Because the steel had to be welded, forged into a long thin bar, cut into lengths and re-welded to homogenize the steel it was known as "shear steel". Because of the amount of work needed to produce such steel it was expensive and usually welded onto a softer iron body or sandwiched between two wrought iron plates to conserve it. If the process was repeated you got "double shear" or even "triple shear" steel more homogenous but also more expensive.

Crucible or Cast Steel

In the 18th century Benjamin Huntsman devised a method of heating blister steel in closed crucibles to give a much more homogenous, and molten steel, which could be cast into blocks for later forging "cast steel". Such as steel has a carbon content from point one percent through to about one and a half percent.

Cast Iron

In the 12th century Europe it had been found that increasing the size of the smelting furnace and also increasing the blast of air through it caused an increase in temperature which allowed the production of molten iron for the first time. This melting allowed the iron to be run out of the bottom and then cast into ingots or pigs. This was because of a perceived similarity in appearance between the ingots running off the main casting channel and piglets feeding from a sow. Such ingots were "cast iron" or "pig-iron".

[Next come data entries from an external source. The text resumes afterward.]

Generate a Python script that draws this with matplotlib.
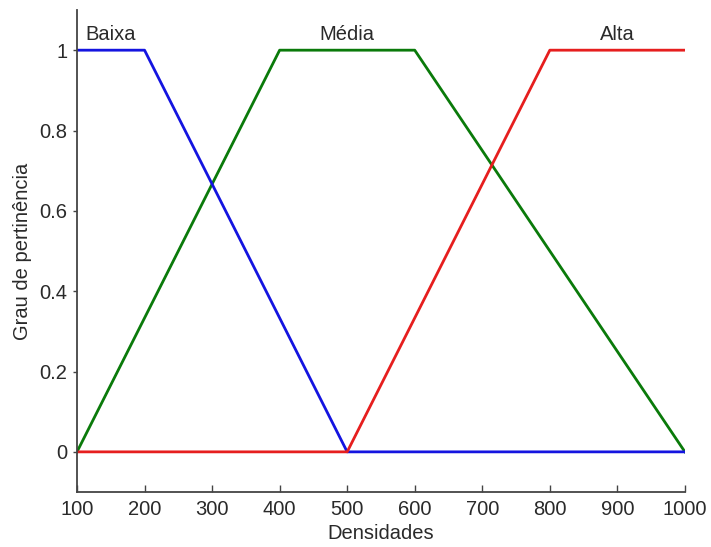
import numpy as np
import matplotlib
matplotlib.use('Agg')
import matplotlib.pyplot as plt

plt.rcParams['font.family'] = ['Liberation Sans', 'DejaVu Sans']

# membership functions (trapezoids)
x_baixa = [100, 200, 500, 1000]
y_baixa = [1, 1, 0, 0]
x_media = [100, 400, 600, 1000]
y_media = [0, 1, 1, 0]
x_alta = [100, 500, 800, 1000]
y_alta = [0, 0, 1, 1]

labels = ['Baixa', 'Média', 'Alta']
label_x = [150, 500, 900]
label_y = 1.04

xticks = [100, 200, 300, 400, 500, 600, 700, 800, 900, 1000]
yticks = [0, 0.2, 0.4, 0.6, 0.8, 1]
yticklabels = ['0', '0.2', '0.4', '0.6', '0.8', '1']

FS = 14.5
TXT = '#2a2a2a'

fig = plt.figure(figsize=(7.11, 5.47), dpi=100)
ax = fig.add_axes([0.1083, 0.1005, 0.855, 0.8812])

ax.plot(x_media, y_media, color='#0a7a0a', linewidth=2.0)
ax.plot(x_baixa, y_baixa, color='#1414e0', linewidth=2.0)
ax.plot(x_alta, y_alta, color='#e61e1e', linewidth=2.0)

for lab, lx in zip(labels, label_x):
    ax.text(lx, label_y, lab, ha='center', va='center', fontsize=FS, color=TXT)

ax.set_xlim(100, 1000)
ax.set_ylim(-0.1, 1.1)
ax.set_xticks(xticks)
ax.set_yticks(yticks)
ax.set_yticklabels(yticklabels)

ax.spines['top'].set_visible(False)
ax.spines['right'].set_visible(False)
for s in ['left', 'bottom']:
    ax.spines[s].set_color('#444444')
    ax.spines[s].set_linewidth(1.3)

ax.tick_params(axis='x', direction='in', length=5, width=1, colors='#444444',
               labelcolor=TXT, labelsize=FS, pad=6)
ax.tick_params(axis='y', direction='out', length=3, width=1, colors='#444444',
               labelcolor=TXT, labelsize=FS, pad=4)

ax.set_xlabel('Densidades', fontsize=FS, color=TXT, labelpad=3)
ax.set_ylabel('Grau de pertinência', fontsize=FS, color=TXT, labelpad=5)

fig.savefig('out.png', dpi=100)
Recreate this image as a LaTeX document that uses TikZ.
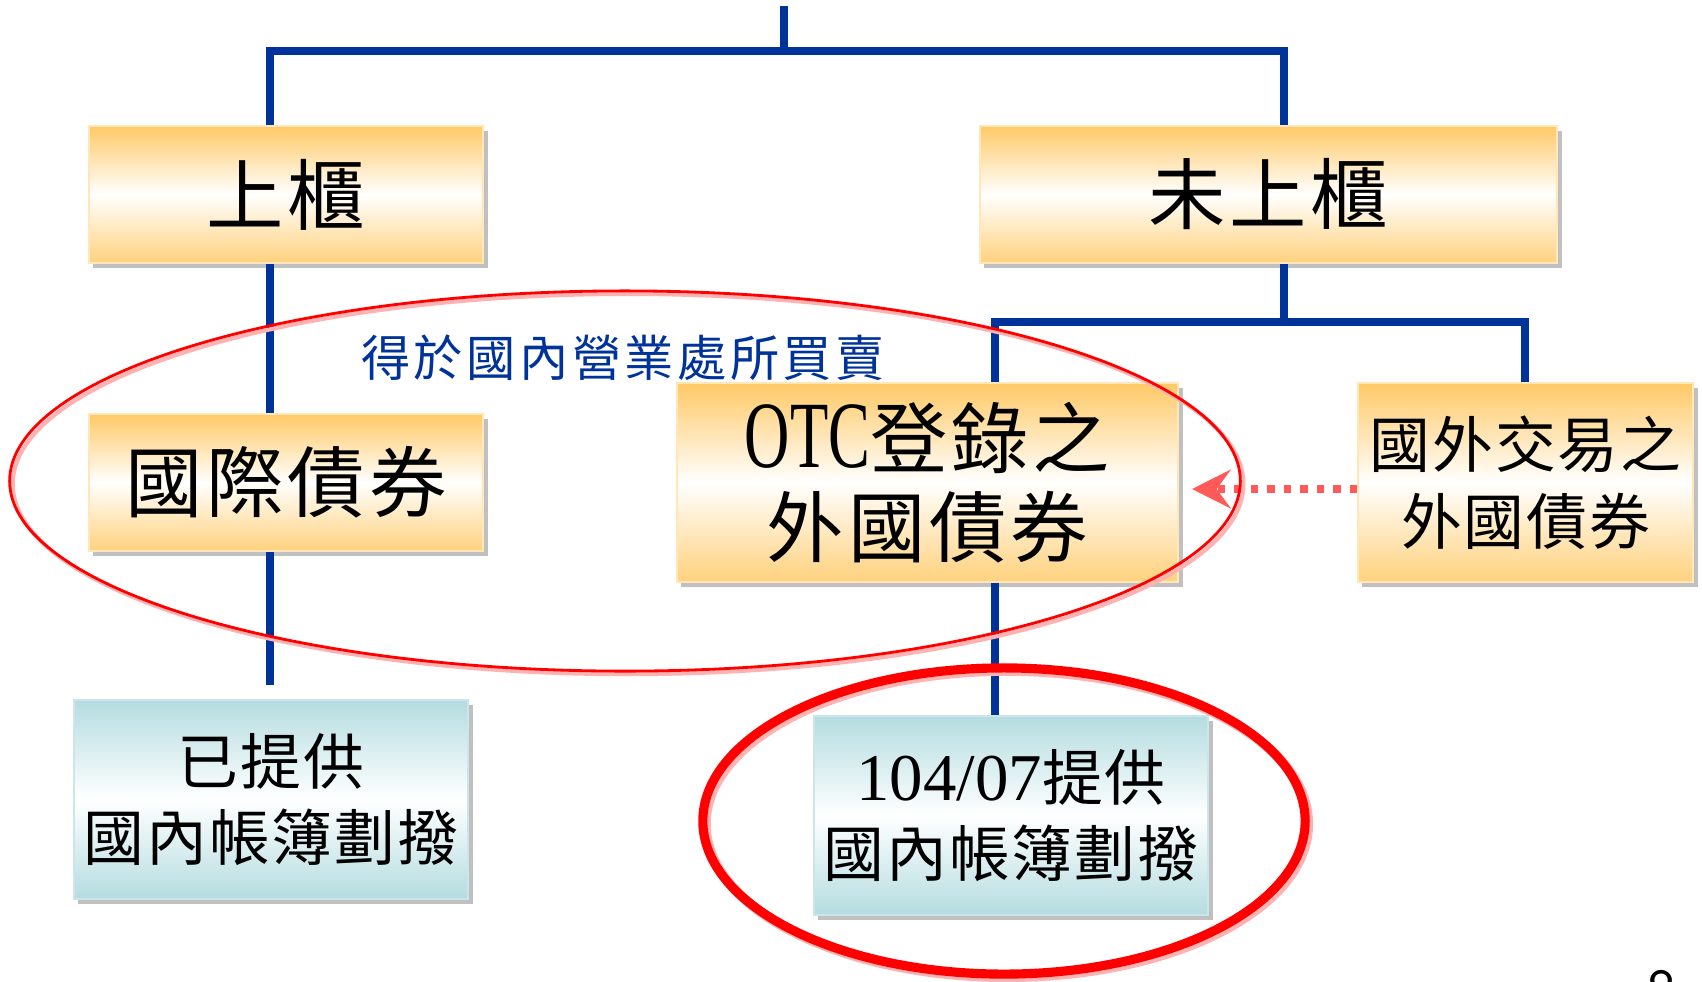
\documentclass[tikz,border=0pt]{standalone}
\usepackage{fontspec}
\setmainfont{Liberation Serif}
\newfontfamily\cjk{Noto Sans CJK TC}
\newfontfamily\latn{Liberation Serif}
\newfontfamily\latnc[FakeStretch=0.66]{Liberation Serif}
\usetikzlibrary{arrows.meta,shadows}

\definecolor{busblue}{HTML}{003399}
\definecolor{boxorange}{HTML}{FFC966}
\definecolor{boxteal}{HTML}{B4DCE0}
\definecolor{markred}{HTML}{FF0000}
\definecolor{hintred}{HTML}{FF5A5A}

\def\bigcjk{\fontsize{22}{25.3}\selectfont\cjk\addfontfeature{LetterSpace=5}}
\def\midcjk{\fontsize{17.3}{21.8}\selectfont\cjk\addfontfeature{LetterSpace=3}}

\tikzset{
    bus/.style={draw=busblue, line width=2.1pt},
    boxshade/.style={drop shadow={shadow xshift=1.3pt, shadow yshift=-1.3pt, fill=black!55, opacity=0.45}},
    gold/.style={rectangle, draw=boxorange!45, line width=0.4pt, boxshade,
        top color=boxorange, bottom color=boxorange!85, middle color=white,
        inner sep=0pt, align=center},
    teal/.style={rectangle, draw=boxteal!70, line width=0.4pt, boxshade,
        top color=boxteal, bottom color=boxteal, middle color=white,
        inner sep=0pt, align=center},
    hint/.style={draw=hintred, line width=2.1pt, dash pattern=on 2.1pt off 2.6pt,
        -{Stealth[length=11pt, width=11pt, inset=4pt, fill=hintred]}},
}

\begin{document}
\begin{tikzpicture}[x=0.01cm, y=-0.01cm]
    \clip (0,0) rectangle (1702,981);

    \def\lh{1.37cm}	 %height of one-line boxes
    \def\th{1.99cm}	 %height of two-line boxes

    %BOXES
    \node[gold, minimum width=3.94cm, minimum height=\lh, font=\bigcjk] (listed) at (286,194.5) {上櫃};
    \node[gold, minimum width=5.77cm, minimum height=\lh, font=\bigcjk] (unlisted) at (1268.5,194.5) {未上櫃};
    \node[gold, minimum width=3.94cm, minimum height=\lh, font=\bigcjk] (intl) at (286,482.5) {國際債券};
    \node[gold, minimum width=5.01cm, minimum height=\th, font=\bigcjk] (otc) at (927.5,482.5)
        {{\fontsize{27}{27}\selectfont\latnc OTC}登錄之\\外國債券};
    \node[gold, minimum width=3.35cm, minimum height=\th, font=\midcjk] (foreign) at (1525.5,482.5)
        {國外交易之\\外國債券};
    \node[teal, minimum width=3.94cm, minimum height=\th, font=\midcjk] (done) at (271,799.5)
        {已提供\\國內帳簿劃撥};
    \node[teal, minimum width=3.94cm, minimum height=\th, font=\midcjk] (new) at (1011,815.5)
        {{\fontsize{19}{19}\selectfont\latn 104/07}提供\\國內帳簿劃撥};

    %TREE
    \coordinate (root) at (784,6);	\coordinate (hub) at (784,51);
    \coordinate (xL) at (270,0);	\coordinate (xR) at (1284,0);
    \coordinate (xO) at (995,0);	\coordinate (xF) at (1525,0);
    \coordinate (hub2) at (1284,322);
    \draw[bus] (root) -- (hub);
    \draw[bus] (listed.north -| xL) |- (hub) -| (unlisted.north -| xR);
    \draw[bus] (listed.south -| xL) -- (intl.north -| xL);
    \draw[bus, shorten >=0.14cm] (intl.south -| xL) -- (done.north -| xL);
    \draw[bus] (unlisted.south -| xR) -- (hub2);
    \draw[bus] (otc.north -| xO) |- (hub2) -| (foreign.north -| xF);
    \draw[bus] (otc.south -| xO) -- (new.north -| xO);

    %dotted pointer
    \coordinate (tip) at (1192,489);
    \draw[hint] (foreign.west |- tip) -- (tip);

    %RINGS (shadow first)
    \draw[markred!30, line width=1.2pt] (628,484) ellipse [x radius=6.15cm, y radius=1.9cm];
    \draw[markred, line width=0.8pt] (625,481) ellipse [x radius=6.15cm, y radius=1.9cm];
    \draw[markred!30, line width=2.8pt] (1007,824) ellipse [x radius=3.01cm, y radius=1.53cm];
    \draw[markred, line width=2.6pt] (1004,821) ellipse [x radius=3.01cm, y radius=1.53cm];

    \node[font=\fontsize{14}{14}\selectfont\cjk\addfontfeature{LetterSpace=7}, text=busblue] (venue) at (623,358)
        {得於國內營業處所買賣};
    \node[font=\fontsize{17}{17}\selectfont\sffamily, anchor=north, inner sep=0pt] (page) at (1662,970) {8};
\end{tikzpicture}
\end{document}
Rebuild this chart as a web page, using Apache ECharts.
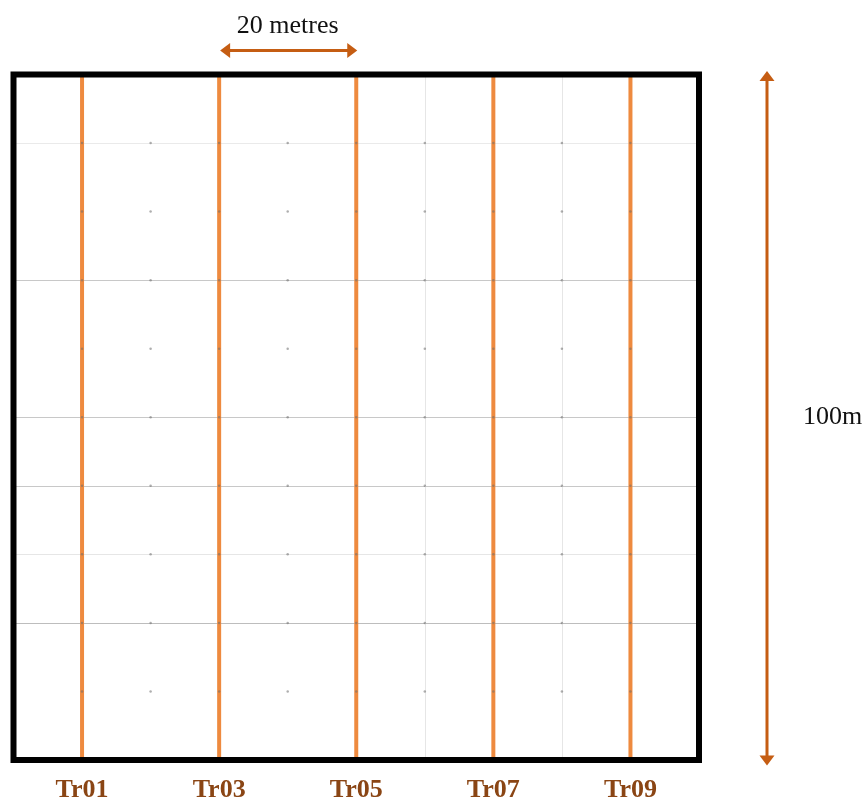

Unfortunately the highest temperatures, and hence the initial melting, occurred in the middle of the furnace and the molten iron trickled down through the hot charcoal/ coke absorbing carbon in the process. This lowered the melting point, making the casting process easier, but also took the carbon content to around four percent. Such material has none of the desirable properties of steel but instead is often extremely hard and brittle. It cannot be shaped in a forge in the same way as either wrought iron or steel but only cast into predetermined shapes.

Later a method of heat treatment was developed which allowed a certain amount of working to be done and this was "malleable iron". Castings made of this were not liable to break if dropped onto a hard surface. If the casting was done in such a way that the molten iron cooled very rapidly then it became extremely hard and wear resistant hence its use in ploughshares. A plough made from recycled swords would wear away rapidly in stony soils!

Finery steels

Cast-iron is convertible to steel by burning out the excess carbon. This is the easiest done by heating the near molten iron in a blast of air. The first process was the "finery" method which used charcoal as fuel in an open furnace. Hammer scale was often added since it readily reacts with excess carbon in the cast iron to give iron and carbon dioxide. Hammer scale was a waste material from working hot iron so it was readily available.

Puddling process; Bessemer Steel

Much later came another of these processes, "puddling". Here a mixture of Pig-iron and hammer scale was heated in a coal – fired reverberatory furnace in a stream of air and stirred with wrought iron poles. The use of a reverbertory furnace kept the highly undesirable sulphur in the coal from contaminating the end product. As the carbon burnt out the melting point of the iron went up and the material became thick and pasty. It stuck to the end of the poles and could be removed.

Great skill was needed to judge the temperature of the molten iron and hence the composition of what was being removed. Later Bessemer used a blast of hot air in a "converter". The reaction is exothermic and no fuel was thus needed but it was not suitable for all compositions of cast iron.

The chemistry/metallurgy behind these materials is both complex and yet simple. Put iron melts at 1530 Celsius, high carbon steel at 1430 Celsius, cast iron 1230-1150 Celsius. At these temperatures much of the carbon present is combined with the iron, in the form of carbides. Cold cast iron is essentially iron crystal plus carbides and phosphides separated by flakes of graphite.

This makes for easy fracture along the graphite interface – the material is brittle! Malleable cast iron is cast-iron which has been heat treated so that the carbon forms as nodules or spheres rather than flakes in a pure iron matrix. This makes it much less likely to fracture and keeps the ductility of pure iron.